The weather was perfect for working outside this past weekend. It was cool, dry, and overcast. In fact I just beat the rain, which started as we headed home Sunday evening. I’m certain the perfect weather was a big part of why I was able to get as far as I did. I would have built more roof trusses but I ran out of long pallet wood.

It’s been a few months since I’ve been able to make time to work on the Tiny Free House and it feels great to have the walls up and the roof started. I think I have enough standard pallets stacked up for the siding and just need a few more long pallets to build the remaining roof trusses. This week I’ll be on the lookout for long pallets and some kind of metal roofing. I’m thinking a little outside the box for the roofing. I’d like to use some kind of recycled metal like #10 cans. But we’ll see what I find.

tiny-free-house-pitched-roof-faming

view-from-tiny-free-pallet-house

The field at the farm is plowed and ready for planting. The local farmer that leases and works the land is going to plant organic feed corn this year. He was planning on planting this weekend but probably held off due to the weather. It will be interesting to watch the corn grow as the tiny free house is completed.

I’ve posted a longer update on the Tiny Free House blog if you want to hear more about my free pallet house.

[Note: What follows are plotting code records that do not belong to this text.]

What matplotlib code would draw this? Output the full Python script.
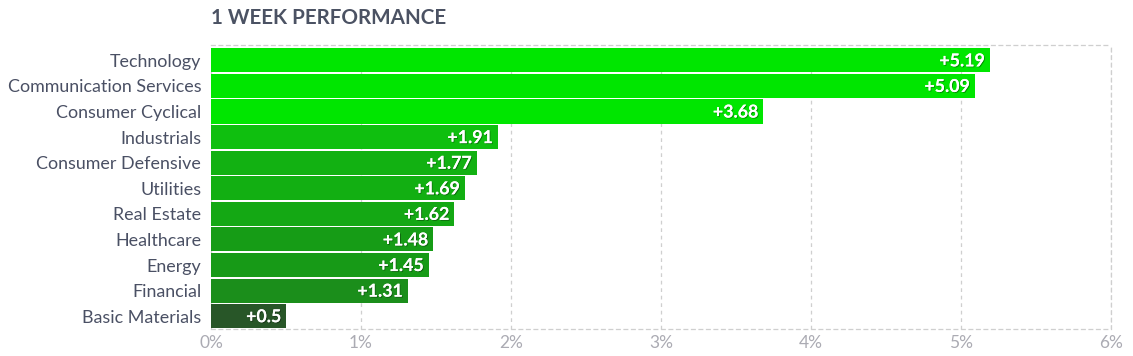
import matplotlib
matplotlib.use('Agg')
from matplotlib import pyplot as plt
from matplotlib import patheffects as pe

sectors = ['Technology', 'Communication Services', 'Consumer Cyclical', 'Industrials',
           'Consumer Defensive', 'Utilities', 'Real Estate', 'Healthcare', 'Energy',
           'Financial', 'Basic Materials']
perf = [5.19, 5.09, 3.68, 1.91, 1.77, 1.69, 1.62, 1.48, 1.45, 1.31, 0.5]
bar_colors = ['#00e600', '#00e600', '#00e600', '#0fbf0f', '#12b112', '#12af12',
              '#14a814', '#169c16', '#179a17', '#1b8e1b', '#285628']
ticks = [0, 1, 2, 3, 4, 5, 6]

plt.rcParams['font.family'] = ['Lato', 'DejaVu Sans']

fig = plt.figure(figsize=(11.33, 3.56), dpi=100)
ax = fig.add_axes([211 / 1133, 27 / 356, 900 / 1133, 284 / 356])

ypos = list(range(len(sectors)))
ax.barh(ypos, perf, height=0.94, color=bar_colors, zorder=3)
ax.set_ylim(len(sectors) - 0.5, -0.6)
ax.set_xlim(0, 6)

ax.set_yticks(ypos)
ax.set_yticklabels(sectors, fontsize=12.9, color='#4a5064')
ax.set_xticks(ticks)
ax.set_xticklabels(['{}%'.format(t) for t in ticks], fontsize=12.5, color='#ababb3')
ax.tick_params(axis='both', length=0)
ax.tick_params(axis='y', pad=7)
ax.tick_params(axis='x', pad=4)

ax.grid(axis='x', color='#cfcfcf', linestyle=(0, (3, 3)), linewidth=0.9, zorder=0)
ax.spines['left'].set_visible(False)
for side in ['top', 'bottom', 'right']:
    ax.spines[side].set_color('#cfcfcf')
    ax.spines[side].set_linestyle((0, (3, 3)))
    ax.spines[side].set_linewidth(0.9)

shadow = [pe.withSimplePatchShadow(offset=(0.7, -0.7), shadow_rgbFace='black', alpha=0.35),
          pe.Normal()]
for y, v in zip(ypos, perf):
    ax.text(v - 0.03, y + 0.02, '+{}'.format(v), ha='right', va='center', color='white',
            fontsize=12.8, fontweight='bold', zorder=4, path_effects=shadow)

fig.text(211 / 1133, 1 - 18 / 356, '1 WEEK PERFORMANCE', fontsize=14.9,
         fontweight='bold', color='#4b5263', va='center', ha='left')

fig.savefig('out.png', dpi=100, facecolor='white')
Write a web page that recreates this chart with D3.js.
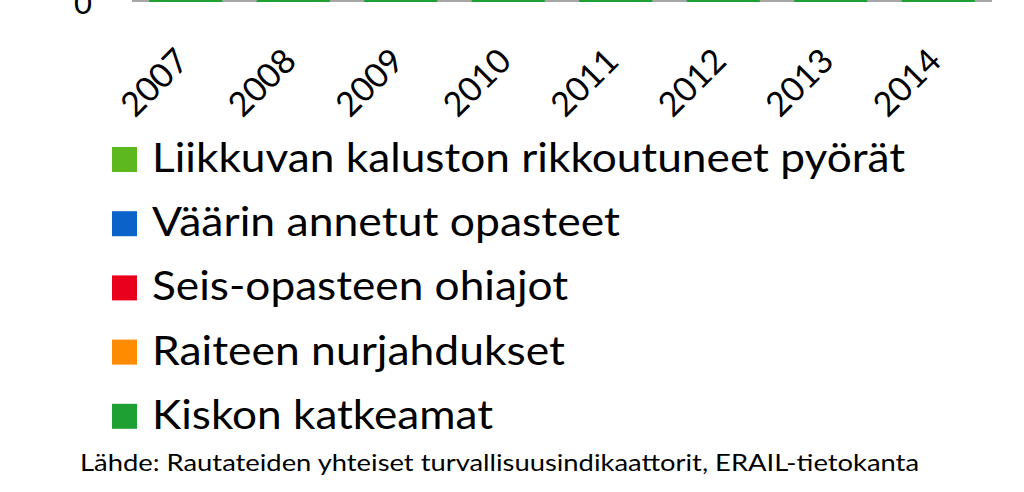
<!DOCTYPE html>
<html><head><meta charset="utf-8">
<script src="https://cdn.jsdelivr.net/npm/d3@7"></script>
<style>html,body{margin:0;padding:0;background:#fff;overflow:hidden}</style>
</head><body>
<svg id="c" width="1024" height="492"></svg>
<script>
const years = ["2007","2008","2009","2010","2011","2012","2013","2014"];
// stacked bottom -> top
const kiskonKatkeamat = [70, 50, 60, 110, 40, 50, 30, 45];
const raiteenNurjahdukset = [10, 15, 5, 20, 10, 5, 8, 4];
const seisOhiajot = [30, 25, 20, 22, 18, 25, 20, 19];
const vaarinOpasteet = [2, 1, 3, 1, 0, 2, 1, 1];
const rikkoutuneetPyorat = [5, 3, 8, 4, 6, 3, 5, 4];
const seriesNames = ["Kiskon katkeamat","Raiteen nurjahdukset","Seis-opasteen ohiajot","Väärin annetut opasteet","Liikkuvan kaluston rikkoutuneet pyörät"];
const seriesColors = ["#1FA032","#FF8C00","#E8001C","#0B62C8","#5CB81E"];
const yTickLabels = ["0"];
const sourceText = "Lähde: Rautateiden yhteiset turvallisuusindikaattorit, ERAIL-tietokanta";

const seriesValues = [kiskonKatkeamat, raiteenNurjahdukset, seisOhiajot, vaarinOpasteet, rikkoutuneetPyorat];
const table = years.map((y,i)=>{const o={year:y}; seriesNames.forEach((n,k)=>o[n]=seriesValues[k][i]); return o;});

const svg = d3.select("#c");
const FONT = "Lato, 'Open Sans', sans-serif";

const x = d3.scaleBand().domain(years).range([132, 992]).paddingInner(0.32).paddingOuter(0.16);
const y = d3.scaleLinear().domain([0, 200]).range([2, -700]);

// axis baseline / plot border
svg.append("line").attr("x1",132).attr("x2",992).attr("y1",1).attr("y2",1)
  .attr("stroke","#A6A6A6").attr("stroke-width",2);

const stack = d3.stack().keys(seriesNames)(table);
svg.append("g").selectAll("g").data(stack).join("g")
  .attr("fill",(d,i)=>seriesColors[i])
  .selectAll("rect").data(d=>d).join("rect")
  .attr("x",d=>x(d.data.year)).attr("width",x.bandwidth())
  .attr("y",d=>y(d[1])).attr("height",d=>y(d[0])-y(d[1]));

// y tick label
svg.append("g").selectAll("text").data(yTickLabels).join("text")
  .attr("x",83).attr("y",d=>y(+d)+12).attr("text-anchor","middle")
  .attr("font-family",FONT).attr("font-size",31).attr("fill","#000").text(d=>d);

// year labels rotated
svg.append("g").selectAll("text").data(years).join("text")
  .attr("transform",d=>`translate(${x(d)+x.bandwidth()/2+5},63) rotate(-45)`)
  .attr("text-anchor","end").attr("font-family",FONT).attr("font-size",34)
  .attr("fill","#000").text(d=>d);

// legend (top to bottom reversed order)
const legendOrder = seriesNames.map((n,i)=>({name:n,color:seriesColors[i]})).reverse();
const legendWidths = [753, 468, 416, 413, 341];
const lg = svg.append("g");
legendOrder.forEach((d,i)=>{
  const top = 147 + i*64.2;
  lg.append("rect").attr("x",112).attr("y",top).attr("width",25).attr("height",25).attr("fill",d.color);
  lg.append("text").attr("x",152).attr("y",top+25).attr("font-family",FONT).attr("font-size",41)
    .attr("fill","#000").attr("textLength",legendWidths[i]).attr("lengthAdjust","spacingAndGlyphs").text(d.name);
});

svg.append("text").attr("x",80).attr("y",471).attr("font-family",FONT).attr("font-size",24)
  .attr("fill","#000").attr("textLength",839).attr("lengthAdjust","spacingAndGlyphs").text(sourceText);
</script>
</body></html>
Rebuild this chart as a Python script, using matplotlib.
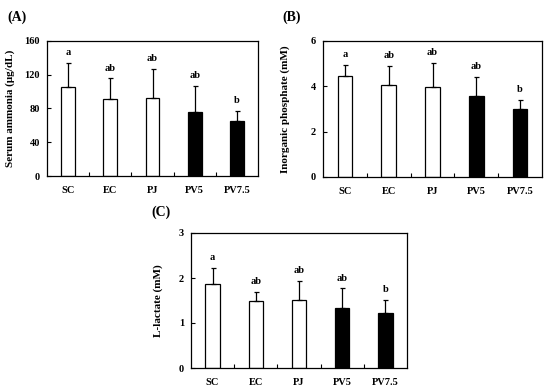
import numpy as np
import matplotlib
matplotlib.use("Agg")
import matplotlib.pyplot as plt

# === DATA ===
groups = ["SC", "EC", "PJ", "PV5", "PV7.5"]
letters = ["a", "ab", "ab", "ab", "b"]

ammonia_mean = [105, 91, 93, 76, 65]
ammonia_sd = [29, 25, 34, 31, 12]

phosphate_mean = [4.45, 4.04, 3.98, 3.56, 3.01]
phosphate_sd = [0.49, 0.86, 1.06, 0.87, 0.39]

lactate_mean = [1.86, 1.49, 1.52, 1.34, 1.23]
lactate_sd = [0.37, 0.20, 0.42, 0.43, 0.28]

bar_colors = ["white", "white", "white", "black", "black"]

plt.rcParams['font.family'] = ['Liberation Serif', 'DejaVu Serif']
plt.rcParams['font.weight'] = 'bold'

W, H = 550, 391


def panel(ax, means, sds, ymax, yticks, ylabel, tag, tag_xy, label_gap):
    x = np.arange(len(groups))
    ax.bar(x, means, width=0.33, color=bar_colors, edgecolor="black", linewidth=0.9, zorder=2)
    ax.errorbar(x, means, yerr=[np.zeros(len(sds)), sds], fmt="none", ecolor="black",
                elinewidth=0.9, capsize=1.8, capthick=0.9, zorder=3)
    for xi, m, s, lab in zip(x, means, sds, letters):
        ax.annotate(lab, (xi, m + s), xytext=(0, 4), textcoords="offset points",
                    ha="center", va="bottom", fontsize=7.5, fontweight="bold")
    ax.set_xlim(-0.5, len(groups) - 0.5)
    ax.set_ylim(0, ymax)
    ax.set_yticks(yticks)
    ax.set_xticks(x)
    ax.set_xticklabels(groups, fontsize=7.5, fontweight="bold")
    ax.set_xticks(np.arange(0.5, len(groups) - 0.5), minor=True)
    ax.tick_params(axis="x", which="major", length=0, pad=7)
    ax.tick_params(axis="x", which="minor", direction="in", length=3, width=0.8)
    ax.tick_params(axis="y", direction="in", length=3, width=0.8, labelsize=7.5, pad=5)
    for t in ax.get_yticklabels():
        t.set_fontweight("bold")
    ax.set_ylabel(ylabel, fontsize=8, fontweight="bold")
    width_px = ax.get_position().width * W
    ax.yaxis.set_label_coords(-label_gap / width_px, 0.5)
    for sp in ax.spines.values():
        sp.set_linewidth(0.9)
    ax.figure.text(tag_xy[0], tag_xy[1], tag, fontsize=10, fontweight="bold",
                   ha="left", va="center")


fig = plt.figure(figsize=(5.5, 3.91), dpi=100)


def add_axes(left, right, top, bottom):
    return fig.add_axes([left / W, 1 - bottom / H, (right - left) / W, (bottom - top) / H])


axA = add_axes(47, 258, 41, 176)
axB = add_axes(323, 542, 41, 177)
axC = add_axes(191, 407, 233, 368)

panel(axA, ammonia_mean, ammonia_sd, 160, [0, 40, 80, 120, 160],
      "Serum ammonia (\u03bcg/dL)", "(A)", (7 / W, 1 - 17 / H), 32)
panel(axB, phosphate_mean, phosphate_sd, 6, [0, 2, 4, 6],
      "Inorganic phosphate (mM)", "(B)", (282 / W, 1 - 17 / H), 33)
panel(axC, lactate_mean, lactate_sd, 3, [0, 1, 2, 3],
      "L-lactate (mM)", "(C)", (151 / W, 1 - 212 / H), 28)

fig.savefig("out.png", dpi=100)
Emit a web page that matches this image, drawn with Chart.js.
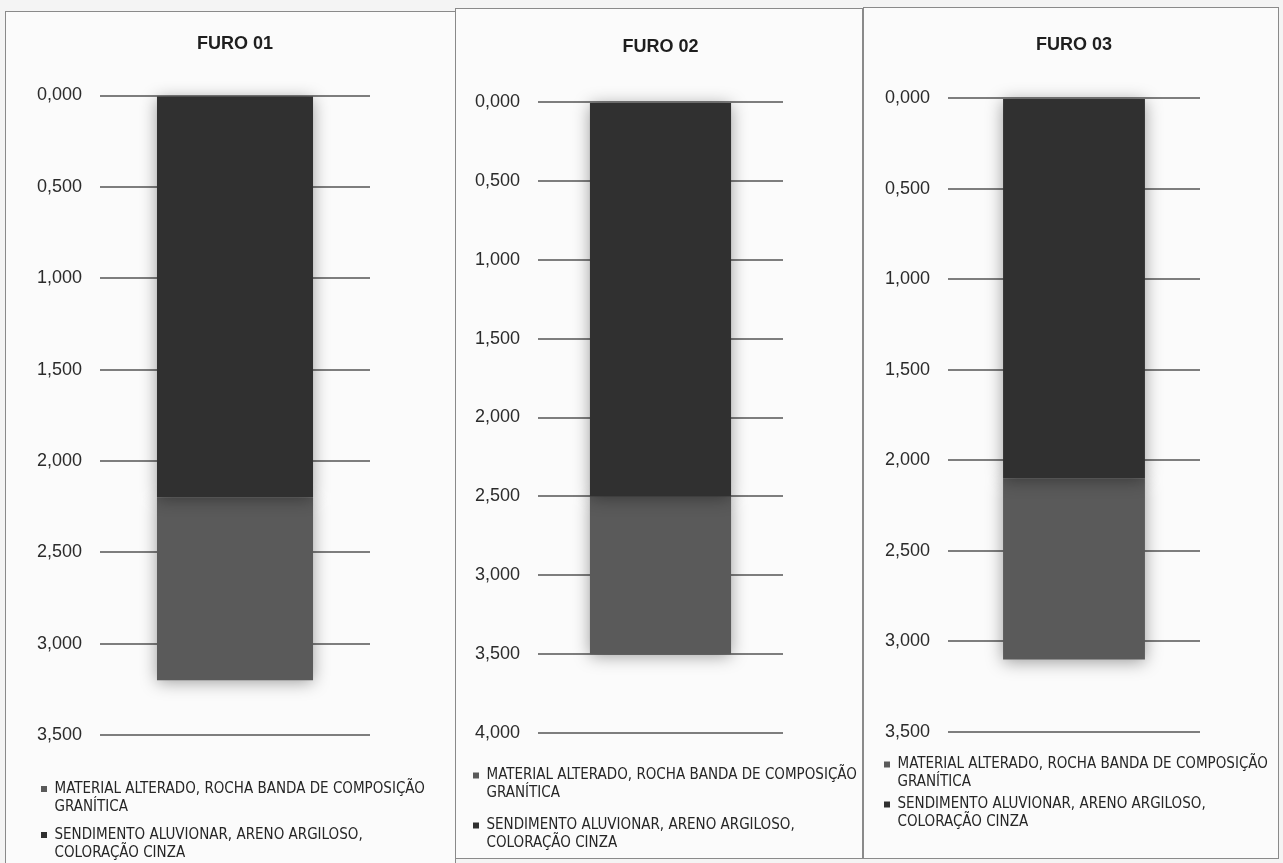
<!DOCTYPE html>
<html>
<head>
<meta charset="utf-8">
<script src="https://cdn.jsdelivr.net/npm/chart.js@4.4.1/dist/chart.umd.min.js"></script>
<style>
  html, body { margin: 0; padding: 0; width: 1283px; height: 863px; overflow: hidden; background: #f4f4f4; }
  .panel { position: absolute; box-sizing: border-box; border: 1.5px solid #8a8a8a; background: #fbfbfb; }
  canvas { position: absolute; }
</style>
</head>
<body>
<div class="panel" style="left:5px;top:11px;width:451px;height:880px"></div>
<div class="panel" style="left:455px;top:8px;width:408px;height:851px"></div>
<div class="panel" style="left:863px;top:7px;width:416px;height:852px"></div>
<canvas id="c0"></canvas>
<canvas id="c1"></canvas>
<canvas id="c2"></canvas>
<script>
// ---- data ----
const holes = ['FURO 01', 'FURO 02', 'FURO 03'];
const sedimentThickness = [2.2, 2.5, 2.1];   // SENDIMENTO ALUVIONAR (top layer)
const alteredThickness  = [1.0, 1.0, 1.0];   // MATERIAL ALTERADO (lower layer)
const axisMax = [3.5, 4.0, 3.5];
const tickStep = 0.5;
const seriesNames = [
  'SENDIMENTO ALUVIONAR, ARENO ARGILOSO, COLORAÇÃO CINZA',
  'MATERIAL ALTERADO, ROCHA BANDA DE COMPOSIÇÃO GRANÍTICA'
];
const legendLines = [
  ['SENDIMENTO ALUVIONAR, ARENO ARGILOSO,', 'COLORAÇÃO CINZA'],
  ['MATERIAL ALTERADO, ROCHA BANDA DE COMPOSIÇÃO', 'GRANÍTICA']
];
const seriesColors = ['#303030', '#5a5a5a'];

// ---- layout / style per panel ----
const panelLayout = [
  { left: 10,  width: 431, axisWidth: 90,  padRight: 71, titleTop: 33.2, titleBottom: 40.7, gap: 15.5, legendPad: 31, padBottom: 10.5, barPct: 0.578 },
  { left: 438, width: 424, axisWidth: 100, padRight: 79, titleTop: 36.2, titleBottom: 44.2, gap: 0,    legendPad: 35, padBottom: 20,   barPct: 0.576 },
  { left: 859, width: 419, axisWidth: 89,  padRight: 78, titleTop: 34.2, titleBottom: 42.2, gap: 0,    legendPad: 25, padBottom: 41,   barPct: 0.563 }
];
const canvasHeight = 863;
const sansFamily = "'Liberation Sans', Arial, sans-serif";
const narrowFamily = "'Liberation Sans Narrow', 'Arial Narrow', 'DejaVu Sans Condensed', 'Liberation Sans', sans-serif";

const shadowPlugin = {
  id: 'barShadow',
  beforeDatasetsDraw(chart) {
    const c = chart.ctx;
    c.save();
    c.shadowColor = 'rgba(0,0,0,0.38)';
    c.shadowBlur = 16;
    c.shadowOffsetX = 0;
    c.shadowOffsetY = 2;
  },
  afterDatasetsDraw(chart) { chart.ctx.restore(); }
};

// let the legend text run past the plot's right edge without being clipped
const legendRoomPlugin = {
  id: 'legendRoom',
  afterLayout(chart) {
    const lg = chart.legend;
    if (!lg) return;
    lg.right = chart.width;
    lg.width = lg.right - lg.left;
    lg.bottom = chart.height;
    lg.height = lg.bottom - lg.top;
  }
};

holes.forEach((hole, i) => {
  const L = panelLayout[i];
  const cv = document.getElementById('c' + i);
  cv.width = L.width; cv.height = canvasHeight;
  cv.style.left = L.left + 'px'; cv.style.top = '0px';
  cv.style.width = L.width + 'px'; cv.style.height = canvasHeight + 'px';

  new Chart(cv.getContext('2d'), {
    type: 'bar',
    data: {
      labels: [hole],
      datasets: [
        { label: seriesNames[0], data: [sedimentThickness[i]], backgroundColor: seriesColors[0], borderWidth: 0,
          barPercentage: L.barPct, categoryPercentage: 1, clip: false },
        { label: seriesNames[1], data: [alteredThickness[i]], backgroundColor: seriesColors[1], borderWidth: 0,
          barPercentage: L.barPct, categoryPercentage: 1, clip: false }
      ]
    },
    plugins: [shadowPlugin, legendRoomPlugin],
    options: {
      responsive: false,
      animation: false,
      devicePixelRatio: 1,
      layout: { padding: { left: 0, top: 0, right: L.padRight, bottom: L.padBottom } },
      scales: {
        x: {
          stacked: true,
          display: true,
          grid: { display: false },
          border: { display: false },
          ticks: { display: false },
          afterFit: (s) => { s.height = L.gap; }
        },
        y: {
          stacked: true,
          reverse: true,
          min: 0,
          max: axisMax[i],
          border: { display: false },
          grid: { color: '#7e7e7e', lineWidth: 2, drawTicks: false },
          ticks: {
            stepSize: tickStep,
            padding: 18,
            color: '#2b2b2b',
            font: { family: sansFamily, size: 18 },
            callback: (v) => Number(v).toFixed(3).replace('.', ',')
          },
          afterFit: (s) => { s.width = L.axisWidth; }
        }
      },
      plugins: {
        title: {
          display: true,
          text: hole,
          fullSize: false,
          color: '#1e1e1e',
          font: { family: sansFamily, size: 18, weight: 'bold', lineHeight: 1.2 },
          padding: { top: L.titleTop, bottom: L.titleBottom }
        },
        legend: {
          display: true,
          position: 'bottom',
          align: 'start',
          reverse: true,
          labels: {
            boxWidth: 6,
            boxHeight: 6,
            padding: L.legendPad,
            color: '#262626',
            font: { family: narrowFamily, size: 15, lineHeight: 1.18 },
            generateLabels: (chart) => Chart.defaults.plugins.legend.labels.generateLabels(chart)
              .map((it) => Object.assign(it, { text: legendLines[it.datasetIndex] }))
          }
        },
        tooltip: { enabled: false }
      }
    }
  });
});
</script>
</body>
</html>
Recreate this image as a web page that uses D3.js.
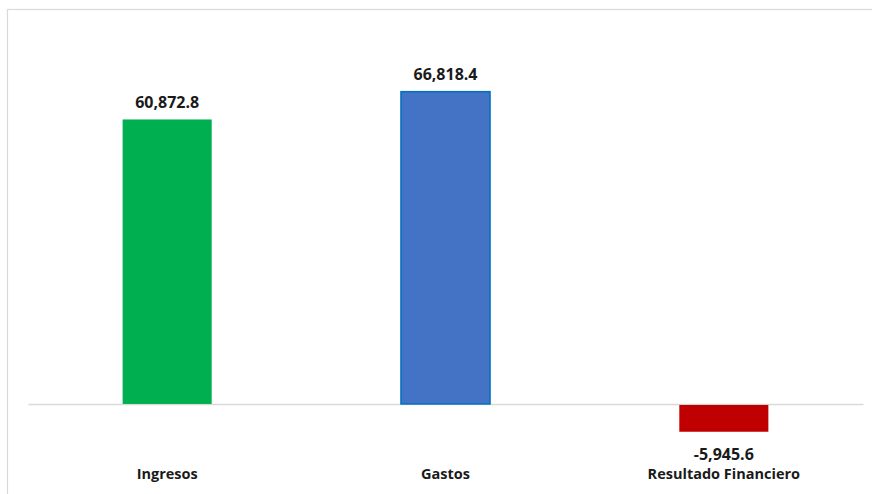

3 thoughts on “Tiny Free House Update – Roof Framing Begins

  1. EJ says:

    About EDAR

    EDAR (Everyone Deserves A Roof) is a 501(c)(3) charity that provides unique mobile shelters to those living on the streets all around us. Each EDAR is a four-wheeled mobile unit which carries belongings and facilitates recycling during the day and which unfolds into a special, framed tent-like sleeping enclosure with a bed at night.
    http://www.edar.org/

  2. Michael Janzen says:

    Hi DJ,

    I was actually thinking of cutting the cans open and flattening them to make large 7″ by 19″ steel shingles. Then my wife, Julia, suggested I use the top and bottom as shingles like you describe in the eves. Crazy cool idea huh?

    I suspect local restaurants, like pizza places, would hold cans for me. Back in college I worked in a lot of pizza places and we went through dozens of #10 cans a day.

    I think I’d need about 220 of them for the roof.

  3. DJ says:

    I wonder if you could use the tops and bottoms of cans as shingles?

    You could get all your friends and family to take off the tops and bottoms of cans to give to you and recycle the rest.

    They would already be fairly flat and uniform in shape.